Thanks to you and John's Plumbing we have hot water, and Pro Electric we have electricity. We had awesome volunteers over the weekend help us re Sheetrock and melt the dirty flooded dish mountain. Still an incredible amount to do to get reopened but there is a tiny crack of light at the end of the tunnel. Thank you faithful supporters!
Today Pro Electric is starting work on restoring power in home/made. It's a major undertaking and we are glad to be working with a local company to keep us all moving forward. Pro Electric also had major damage to their shop just on King St. around the corner from us.

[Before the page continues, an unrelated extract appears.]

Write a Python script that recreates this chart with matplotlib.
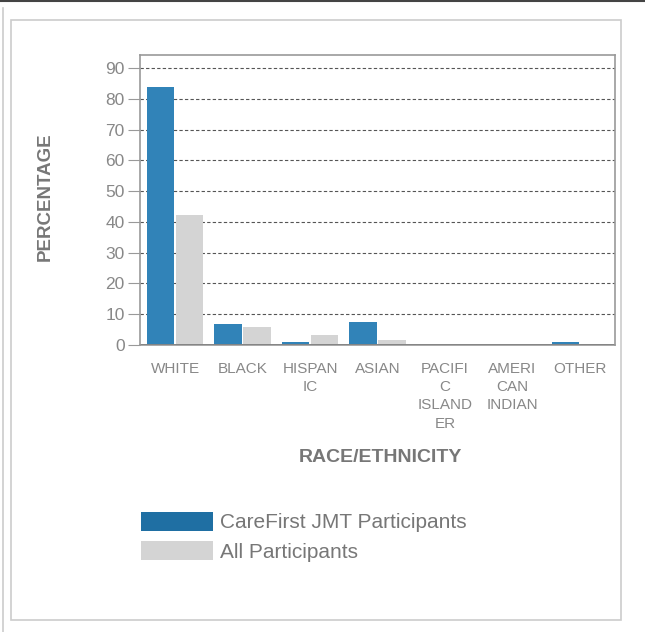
import matplotlib
matplotlib.use("Agg")
import matplotlib.pyplot as plt
import numpy as np
from matplotlib.patches import Rectangle, Patch
from matplotlib.lines import Line2D

categories = ["WHITE", "BLACK", "HISPAN\nIC", "ASIAN", "PACIFI\nC\nISLAND\nER", "AMERI\nCAN\nINDIAN", "OTHER"]
carefirst = [83.7, 6.9, 1.0, 7.6, 0.0, 0.0, 1.0]
all_participants = [42.2, 5.7, 3.2, 1.7, 0.0, 0.0, 0.3]
yticks = [0, 10, 20, 30, 40, 50, 60, 70, 80, 90]
series_names = ["CareFirst JMT Participants", "All Participants"]

BLUE = "#3183B8"
LEG_BLUE = "#1F6FA3"
GRAY = "#D4D4D4"
TXT = "#777777"

plt.rcParams['font.family'] = ['Liberation Sans', 'DejaVu Sans']

W, H = 645, 632
fig = plt.figure(figsize=(W/100, H/100), dpi=100)

# outer decorations
fig.add_artist(Rectangle((11/W, 1-620/H), (621-11)/W, (620-20)/H, transform=fig.transFigure,
                         fill=False, edgecolor="#cccccc", linewidth=1.2))
fig.add_artist(Line2D([0, 1], [1-0.8/H, 1-0.8/H], transform=fig.transFigure, color="#444444", linewidth=1.5))
fig.add_artist(Line2D([3/W, 3/W], [0, 1-8/H], transform=fig.transFigure, color="#cccccc", linewidth=1.2))

ax = fig.add_axes([140/W, 1-345/H, (615-140)/W, (345-55)/H])
x = np.arange(len(categories))
bw = 0.41
ax.bar(x - 0.215, carefirst, bw, color=BLUE, zorder=1, label=series_names[0])
ax.bar(x + 0.215, all_participants, bw, color=GRAY, zorder=1, label=series_names[1])

ax.set_xlim(-0.52, len(categories) - 0.48)
ax.set_ylim(0, 94.2)
ax.set_yticks(yticks)
ax.set_yticklabels([str(v) for v in yticks], fontsize=12.5, color="#888888")
for v in yticks[1:]:
    ax.axhline(v, color="#555555", linestyle=(0, (3, 2)), linewidth=0.8, zorder=0)
ax.axhline(0, color="#111111", linewidth=2, zorder=2)

ax.set_xticks(x)
ax.set_xticklabels(categories, fontsize=11, color="#888888", linespacing=1.4, va="top")
ax.tick_params(axis="x", length=0, pad=12)
ax.tick_params(axis="y", length=9, color="#999999", width=0.8, pad=2)
for s in ax.spines.values():
    s.set_color("#999999")
    s.set_linewidth(1.2)

fig.text(45/W, 1-197/H, "PERCENTAGE", fontsize=13.5, fontweight="bold", color=TXT,
         rotation=90, ha="center", va="center")
fig.text(380/W, 1-458/H, "RACE/ETHNICITY", fontsize=14, fontweight="bold", color=TXT,
         ha="center", va="center")

handles = [Patch(facecolor=LEG_BLUE, edgecolor="none"), Patch(facecolor=GRAY, edgecolor="none")]
leg = fig.legend(handles, series_names, loc="upper left", bbox_to_anchor=(141/W, 1-512/H),
                 frameon=False, fontsize=15, handlelength=3.45, handleheight=1.0,
                 handletextpad=0.35, labelspacing=0.42, borderaxespad=0, borderpad=0.0)
for t in leg.get_texts():
    t.set_color(TXT)

fig.savefig("out.png", dpi=100, facecolor="white")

Thank all of you for your amazing generosity. We are so grateful and humbled.
Taking a break from the recovery process today, to relax, and be Thankful for our amazing community of friends, family, and neighbors!

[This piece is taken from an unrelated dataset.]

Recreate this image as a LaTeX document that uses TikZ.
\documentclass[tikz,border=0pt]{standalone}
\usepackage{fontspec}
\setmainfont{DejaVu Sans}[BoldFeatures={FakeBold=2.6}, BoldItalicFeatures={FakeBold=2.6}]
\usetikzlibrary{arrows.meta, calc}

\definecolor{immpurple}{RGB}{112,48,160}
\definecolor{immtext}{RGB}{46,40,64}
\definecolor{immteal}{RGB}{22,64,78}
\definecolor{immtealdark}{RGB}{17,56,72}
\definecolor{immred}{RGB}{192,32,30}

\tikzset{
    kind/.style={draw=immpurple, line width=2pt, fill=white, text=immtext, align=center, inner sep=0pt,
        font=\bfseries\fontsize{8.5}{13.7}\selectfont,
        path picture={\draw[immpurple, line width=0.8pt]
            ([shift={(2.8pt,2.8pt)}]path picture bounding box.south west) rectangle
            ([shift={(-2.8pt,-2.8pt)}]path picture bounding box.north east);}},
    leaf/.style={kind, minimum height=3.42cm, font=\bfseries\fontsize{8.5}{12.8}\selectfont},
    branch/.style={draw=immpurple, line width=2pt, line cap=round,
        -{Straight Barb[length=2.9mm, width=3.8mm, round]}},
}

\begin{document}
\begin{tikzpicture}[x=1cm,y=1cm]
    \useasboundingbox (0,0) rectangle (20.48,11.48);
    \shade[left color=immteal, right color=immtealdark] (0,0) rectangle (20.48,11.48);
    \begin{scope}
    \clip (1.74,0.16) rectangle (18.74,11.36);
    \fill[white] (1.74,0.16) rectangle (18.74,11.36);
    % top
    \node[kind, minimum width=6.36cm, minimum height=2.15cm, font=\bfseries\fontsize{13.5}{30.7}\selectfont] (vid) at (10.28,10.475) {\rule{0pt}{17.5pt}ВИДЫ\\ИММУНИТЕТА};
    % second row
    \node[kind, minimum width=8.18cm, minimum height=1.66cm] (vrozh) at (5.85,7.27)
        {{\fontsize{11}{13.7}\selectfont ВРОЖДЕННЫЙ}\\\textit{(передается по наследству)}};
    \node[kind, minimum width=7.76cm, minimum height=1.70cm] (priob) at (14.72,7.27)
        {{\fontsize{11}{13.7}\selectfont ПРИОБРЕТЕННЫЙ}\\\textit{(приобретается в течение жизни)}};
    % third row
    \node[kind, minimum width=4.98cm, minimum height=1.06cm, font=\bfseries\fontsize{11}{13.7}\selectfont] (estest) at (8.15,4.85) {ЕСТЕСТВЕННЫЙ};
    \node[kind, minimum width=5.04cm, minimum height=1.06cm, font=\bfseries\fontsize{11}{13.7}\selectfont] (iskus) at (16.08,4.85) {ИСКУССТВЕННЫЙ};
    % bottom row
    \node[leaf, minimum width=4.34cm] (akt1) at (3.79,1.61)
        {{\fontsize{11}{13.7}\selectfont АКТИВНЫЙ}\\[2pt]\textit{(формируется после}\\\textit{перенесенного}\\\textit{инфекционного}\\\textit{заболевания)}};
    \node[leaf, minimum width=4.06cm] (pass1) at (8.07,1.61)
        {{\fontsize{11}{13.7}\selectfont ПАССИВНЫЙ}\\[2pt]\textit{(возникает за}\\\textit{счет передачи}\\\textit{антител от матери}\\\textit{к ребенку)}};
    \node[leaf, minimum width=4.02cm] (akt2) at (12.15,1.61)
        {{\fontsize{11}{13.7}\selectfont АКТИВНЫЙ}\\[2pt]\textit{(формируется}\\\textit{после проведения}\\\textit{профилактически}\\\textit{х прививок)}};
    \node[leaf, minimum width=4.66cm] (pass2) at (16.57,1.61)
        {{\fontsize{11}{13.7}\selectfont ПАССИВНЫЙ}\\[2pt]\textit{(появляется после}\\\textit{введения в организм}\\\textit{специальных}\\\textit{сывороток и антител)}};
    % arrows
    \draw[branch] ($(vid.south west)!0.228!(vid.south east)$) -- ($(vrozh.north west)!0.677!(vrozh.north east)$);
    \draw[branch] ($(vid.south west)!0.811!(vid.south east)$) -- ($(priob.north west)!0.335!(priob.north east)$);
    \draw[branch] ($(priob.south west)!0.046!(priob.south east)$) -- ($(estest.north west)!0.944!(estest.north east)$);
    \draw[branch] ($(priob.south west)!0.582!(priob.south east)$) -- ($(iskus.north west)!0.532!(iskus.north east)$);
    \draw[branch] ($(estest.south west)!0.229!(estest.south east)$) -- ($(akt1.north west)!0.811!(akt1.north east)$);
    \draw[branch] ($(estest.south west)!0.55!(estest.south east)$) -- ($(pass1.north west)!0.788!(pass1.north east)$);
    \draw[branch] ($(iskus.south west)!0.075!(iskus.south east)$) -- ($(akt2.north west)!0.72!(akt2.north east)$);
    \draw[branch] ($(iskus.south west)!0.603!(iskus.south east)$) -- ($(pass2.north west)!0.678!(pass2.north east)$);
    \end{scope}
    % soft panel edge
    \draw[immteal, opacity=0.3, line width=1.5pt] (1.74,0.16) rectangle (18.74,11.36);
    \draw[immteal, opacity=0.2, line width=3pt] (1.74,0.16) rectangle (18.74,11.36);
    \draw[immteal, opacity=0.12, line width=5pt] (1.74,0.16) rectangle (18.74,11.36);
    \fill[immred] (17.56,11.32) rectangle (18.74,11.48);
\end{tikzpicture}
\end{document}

We will rebuild, together, stronger than ever!
Happy Thanksgiving everyone!!!! Love, Leisah & Monica
This is what we looked like on October 28, 2012. We have been working steadfastly to rebuild ever since.
As many of you know, Hurricane Sandy devastated the community of Red Hook, Brooklyn. She sent 15-foot waves crashing onto our shores and water flowing through the streets. By our restaurant, the flood covered the hood of our Landrover. In the middle of the storm we went out to rescue chickens that were stranded in their coop in the lot nextdoor. To do that, we were wading through chest-deep water. (Here's a good NYTimes story about it.)

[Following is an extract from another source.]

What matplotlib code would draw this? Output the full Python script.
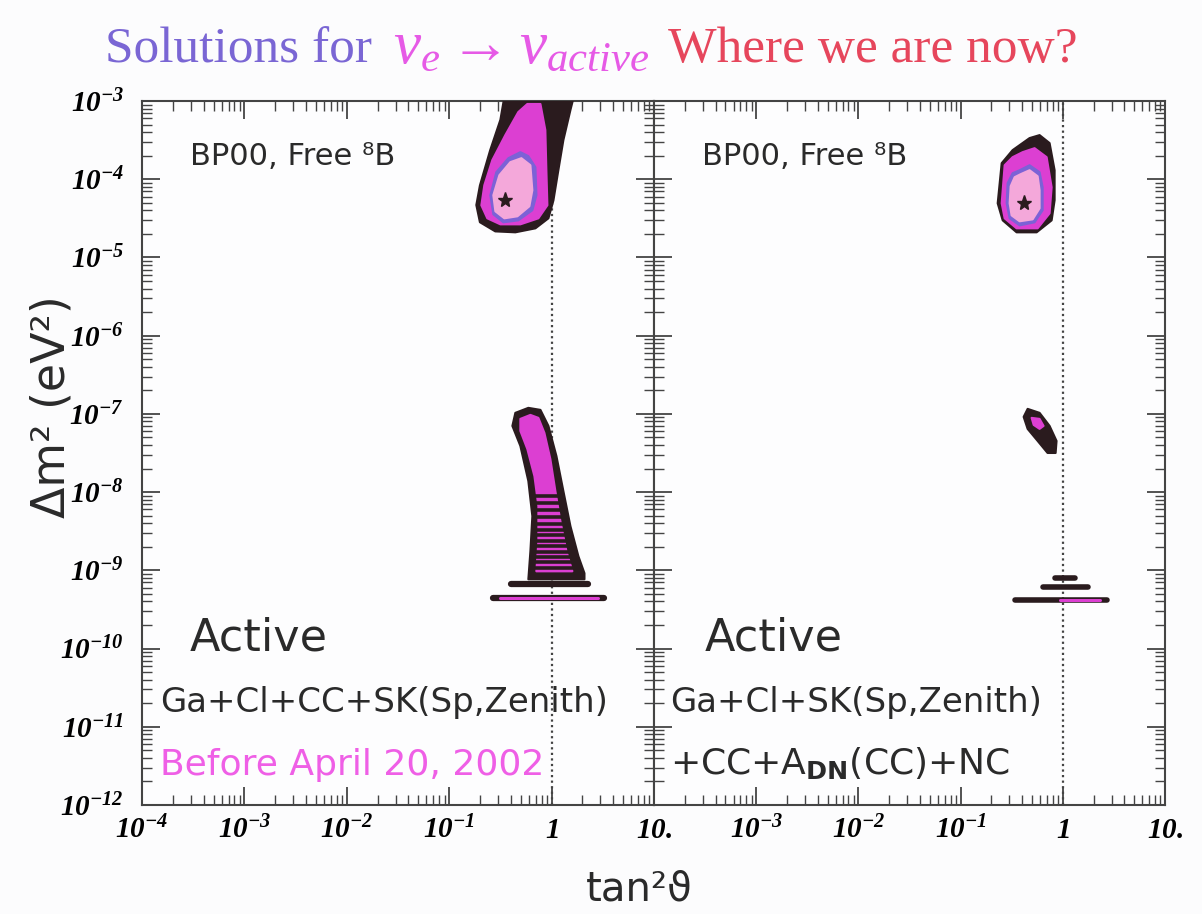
import numpy as np
import matplotlib.pyplot as plt
from matplotlib.ticker import FixedLocator, FixedFormatter, LogLocator, NullFormatter

plt.rcParams['mathtext.fontset'] = 'custom'
plt.rcParams['mathtext.rm'] = 'Liberation Serif'
plt.rcParams['mathtext.it'] = 'Liberation Serif:italic'
plt.rcParams['mathtext.bf'] = 'Liberation Serif:italic:bold'
plt.rcParams['mathtext.sf'] = 'DejaVu Sans:bold'

# allowed regions, vertices given as (log10 tan^2, log10 dm^2)
# left panel: before April 20, 2002
lma_black_a = [(-0.45, -2.86), (-0.50, -3.24), (-0.60, -3.63), (-0.70, -4.08), (-0.735, -4.33),
               (-0.70, -4.55), (-0.55, -4.667), (-0.354, -4.679), (-0.158, -4.628), (-0.031, -4.50),
               (0.018, -4.27), (0.066, -3.885), (0.115, -3.50), (0.184, -3.115), (0.233, -2.86)]
lma_magenta_a = [(-0.237, -3.038), (-0.109, -3.038), (-0.061, -3.372), (-0.051, -3.885), (-0.041, -4.333),
                 (-0.129, -4.50), (-0.305, -4.577), (-0.50, -4.577), (-0.628, -4.50), (-0.686, -4.333),
                 (-0.657, -4.077), (-0.579, -3.756), (-0.452, -3.436), (-0.325, -3.141)]
lma_blue_a = [(-0.305, -3.654), (-0.227, -3.705), (-0.158, -3.846), (-0.148, -4.205), (-0.188, -4.397),
              (-0.325, -4.526), (-0.471, -4.551), (-0.569, -4.449), (-0.598, -4.205), (-0.540, -3.910),
              (-0.422, -3.731)]
lma_pink_a = [(-0.295, -3.731), (-0.207, -3.821), (-0.188, -4.141), (-0.217, -4.346), (-0.334, -4.474),
              (-0.461, -4.50), (-0.549, -4.410), (-0.569, -4.205), (-0.510, -3.949), (-0.403, -3.782)]
best_fit_a = (-0.452, -4.27)

low_black_a = [(-0.354, -6.987), (-0.227, -6.923), (-0.109, -6.949), (-0.031, -7.154), (0.047, -7.538),
               (0.115, -7.987), (0.184, -8.436), (0.262, -8.821), (0.321, -9.038), (0.321, -9.115),
               (-0.227, -9.115), (-0.207, -8.756), (-0.188, -8.308), (-0.227, -7.859), (-0.305, -7.410),
               (-0.383, -7.154)]
low_magenta_a = [(-0.305, -7.064), (-0.207, -7.013), (-0.129, -7.051), (-0.070, -7.244), (-0.012, -7.577),
                 (0.037, -7.987), (0.086, -8.372), (0.145, -8.756), (0.203, -9.013), (-0.149, -9.013),
                 (-0.129, -8.628), (-0.129, -8.179), (-0.168, -7.795), (-0.237, -7.449), (-0.305, -7.218)]
low_scan_a = [-8.05, -8.14, -8.23, -8.32, -8.41, -8.48, -8.55, -8.62, -8.69, -8.76, -8.83, -8.90, -8.97]

# quasi-vacuum strips: (log10 dm^2, log10 tan^2 from, log10 tan^2 to)
strips_black_a = [(-9.18, -0.40, 0.36), (-9.36, -0.57, 0.51)]
strips_magenta_a = [(-9.36, -0.50, 0.45)]

# right panel: with SNO CC + day-night + NC
lma_black_b = [(-0.227, -3.436), (-0.129, -3.538), (-0.080, -3.885), (-0.080, -4.269), (-0.109, -4.526),
               (-0.256, -4.679), (-0.452, -4.679), (-0.588, -4.526), (-0.637, -4.308), (-0.598, -3.795),
               (-0.491, -3.628), (-0.325, -3.474)]
lma_magenta_b = [(-0.393, -3.654), (-0.276, -3.603), (-0.158, -3.718), (-0.109, -4.103), (-0.129, -4.436),
                 (-0.246, -4.628), (-0.452, -4.628), (-0.569, -4.50), (-0.598, -4.308), (-0.569, -3.821),
                 (-0.491, -3.718)]
lma_blue_b = [(-0.422, -3.885), (-0.325, -3.821), (-0.227, -3.910), (-0.197, -4.103), (-0.197, -4.397),
              (-0.276, -4.551), (-0.422, -4.590), (-0.520, -4.50), (-0.549, -4.308), (-0.540, -4.051),
              (-0.491, -3.923)]
lma_pink_b = [(-0.413, -3.936), (-0.325, -3.885), (-0.246, -3.962), (-0.227, -4.141), (-0.227, -4.372),
              (-0.295, -4.513), (-0.422, -4.538), (-0.501, -4.462), (-0.520, -4.308), (-0.510, -4.090),
              (-0.471, -3.974)]
best_fit_b = (-0.383, -4.308)

low_black_b = [(-0.344, -6.936), (-0.227, -6.987), (-0.129, -7.154), (-0.061, -7.346), (-0.070, -7.50),
               (-0.149, -7.50), (-0.246, -7.346), (-0.344, -7.192), (-0.383, -7.038)]
low_magenta_b = [(-0.305, -7.051), (-0.227, -7.064), (-0.188, -7.154), (-0.227, -7.192), (-0.285, -7.141)]

strips_black_b = [(-9.103, -0.080, 0.115), (-9.218, -0.197, 0.242), (-9.385, -0.471, 0.428)]
strips_magenta_b = [(-9.385, -0.031, 0.360)]

# axis ticks
x_ticks = [1e-4, 1e-3, 1e-2, 1e-1, 1, 10]
x_labels_a = [r'$\mathbf{10^{-4}}$', r'$\mathbf{10^{-3}}$', r'$\mathbf{10^{-2}}$',
              r'$\mathbf{10^{-1}}$', r'$\mathbf{1}$', r'$\mathbf{10.}$']
x_labels_b = [''] + x_labels_a[1:]
y_ticks = [10.0 ** k for k in range(-12, -2)]
y_labels = [r'$\mathbf{10^{%d}}$' % k for k in range(-12, -2)]

BLACK = '#2a1b1e'
MAGENTA = '#dc3fd2'
BLUE = '#7c62d6'
PINK = '#f4a8da'


def region(ax, pts, color, z):
    p = np.array(pts)
    return ax.fill(10 ** p[:, 0], 10 ** p[:, 1], facecolor=color, edgecolor=color,
                   lw=1.5, joinstyle='round', zorder=z)[0]


def strips(ax, rows, color, lw, z):
    for y, x0, x1 in rows:
        ax.plot([10 ** x0, 10 ** x1], [10 ** y, 10 ** y], color=color, lw=lw,
                solid_capstyle='round', zorder=z)


def setup(ax, xlabels, ylabels):
    ax.set_xscale('log')
    ax.set_yscale('log')
    ax.set_xlim(1e-4, 10)
    ax.set_ylim(1e-12, 1e-3)
    ax.set_facecolor('#fdfdfe')
    ax.xaxis.set_major_locator(FixedLocator(x_ticks))
    ax.xaxis.set_major_formatter(FixedFormatter(xlabels))
    ax.xaxis.set_minor_locator(LogLocator(base=10, subs=np.arange(2, 10), numticks=20))
    ax.xaxis.set_minor_formatter(NullFormatter())
    ax.yaxis.set_major_locator(FixedLocator(y_ticks))
    ax.yaxis.set_minor_locator(LogLocator(base=10, subs=np.arange(2, 10), numticks=20))
    ax.yaxis.set_minor_formatter(NullFormatter())
    if ylabels:
        ax.yaxis.set_major_formatter(FixedFormatter(y_labels))
    else:
        ax.yaxis.set_major_formatter(NullFormatter())
    ax.tick_params(which='both', direction='in', top=True, right=True, color='#444444')
    ax.tick_params(which='major', length=13, width=1.3, labelsize=21)
    ax.tick_params(axis='x', which='major', pad=8)
    ax.tick_params(axis='y', which='major', pad=13)
    ax.tick_params(which='minor', length=7, width=1.0)
    for s in ax.spines.values():
        s.set_color('#444444')
        s.set_linewidth(1.5)
    ax.axvline(1, color='#444444', lw=1.6, ls=(0, (1, 1.5)), zorder=1)


fig = plt.figure(figsize=(12.02, 9.14), dpi=100, facecolor='#fcfcfd')
ax1 = fig.add_axes([0.1181, 0.1193, 0.4260, 0.7702])
ax2 = fig.add_axes([0.5441, 0.1193, 0.4251, 0.7702])

setup(ax1, x_labels_a, True)
setup(ax2, x_labels_b, False)

# left panel
region(ax1, lma_black_a, BLACK, 3)
region(ax1, lma_magenta_a, MAGENTA, 4)
region(ax1, lma_blue_a, BLUE, 5)
region(ax1, lma_pink_a, PINK, 6)
ax1.plot(10 ** best_fit_a[0], 10 ** best_fit_a[1], marker='*', ms=11, color=BLACK, zorder=7)
low_patch = region(ax1, low_black_a, BLACK, 3)
region(ax1, low_magenta_a, MAGENTA, 4)
for lev in low_scan_a:
    ln, = ax1.plot([1e-2, 1e1], [10 ** lev, 10 ** lev], color=BLACK, lw=2.6, zorder=5)
    ln.set_clip_path(low_patch)
strips(ax1, strips_black_a, BLACK, 4.5, 3)
strips(ax1, strips_magenta_a, MAGENTA, 2.2, 4)

# right panel
region(ax2, lma_black_b, BLACK, 3)
region(ax2, lma_magenta_b, MAGENTA, 4)
region(ax2, lma_blue_b, BLUE, 5)
region(ax2, lma_pink_b, PINK, 6)
ax2.plot(10 ** best_fit_b[0], 10 ** best_fit_b[1], marker='*', ms=11, color=BLACK, zorder=7)
region(ax2, low_black_b, BLACK, 3)
region(ax2, low_magenta_b, MAGENTA, 4)
strips(ax2, strips_black_b, BLACK, 4, 3)
strips(ax2, strips_magenta_b, MAGENTA, 2.2, 4)

# panel annotations
txt = dict(family='DejaVu Sans', color='#2a2a2a')
for ax in (ax1, ax2):
    ax.text(0.094, 0.909, 'BP00, Free \u2078B', transform=ax.transAxes, fontsize=22, **txt)
ax1.text(0.094, 0.220, 'Active', transform=ax1.transAxes, fontsize=32, **txt)
ax2.text(0.100, 0.220, 'Active', transform=ax2.transAxes, fontsize=32, **txt)
ax1.text(0.035, 0.132, 'Ga+Cl+CC+SK(Sp,Zenith)', transform=ax1.transAxes, fontsize=24.5, **txt)
ax1.text(0.035, 0.043, 'Before April 20, 2002', transform=ax1.transAxes, fontsize=26,
         family='DejaVu Sans', color='#ef5fe6')
ax2.text(0.031, 0.132, 'Ga+Cl+SK(Sp,Zenith)', transform=ax2.transAxes, fontsize=24.5, **txt)
ax2.text(0.031, 0.043, r'+CC+A$_{\mathsf{DN}}$(CC)+NC', transform=ax2.transAxes, fontsize=26, **txt)

# axis titles
fig.text(0.043, 0.555, '\u0394m\u00b2 (eV\u00b2)', rotation=90, ha='center', va='center',
         fontsize=33, family='DejaVu Sans', color='#2a2a2a')
fig.text(0.532, 0.027, 'tan\u00b2\u03d1', ha='center', va='center',
         fontsize=29, family='DejaVu Sans', color='#2a2a2a')

# heading
fig.text(0.087, 0.932, 'Solutions for', fontsize=37, family='Liberation Serif', color='#7a66d4',
         va='baseline')
fig.text(0.327, 0.932, r'$\nu_e \rightarrow \nu_{active}$', fontsize=44, color='#e65ae6',
         va='baseline')
fig.text(0.556, 0.932, 'Where we are now?', fontsize=37, family='Liberation Serif', color='#e6465c',
         va='baseline')

fig.savefig('out.png', dpi=100, facecolor=fig.get_facecolor())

Inside, we suffered a complete catastrophe. Our basement flooded. Our restaurant flooded. We lost everything. And two weeks after the storm, we are just starting to get power, heat and hot water returned. This, on top of the fact that a fire ravaged our restaurant earlier this spring. It's been a hard, hard year.
Of course, like most businesses down here, we have to completely rebuild. That means gutting our space and starting from scratch. We need new electrical. New appliances. New refrigerators. New everything. Even our employees are displaced and out of work.
The cost of this endeavor will top $50,000 -- and as most of us have found, floods aren't covered by our insurance. And there is no FEMA money for small businesses other than loans, and it's hard to take on more debt and face those payments when you don't know when you'll be able to reopen.
But we believe in Red Hook. We love Red Hook. As our friend Barry, another local business owner said, it's a "small village on the cusp of the world." And we pull together. We help each other out. We've all been working around the clock to pull our lives, businesses and community back together. We've even spent time creating a local small-business fund to assist other owners get back on their feet (restoreredhook.org).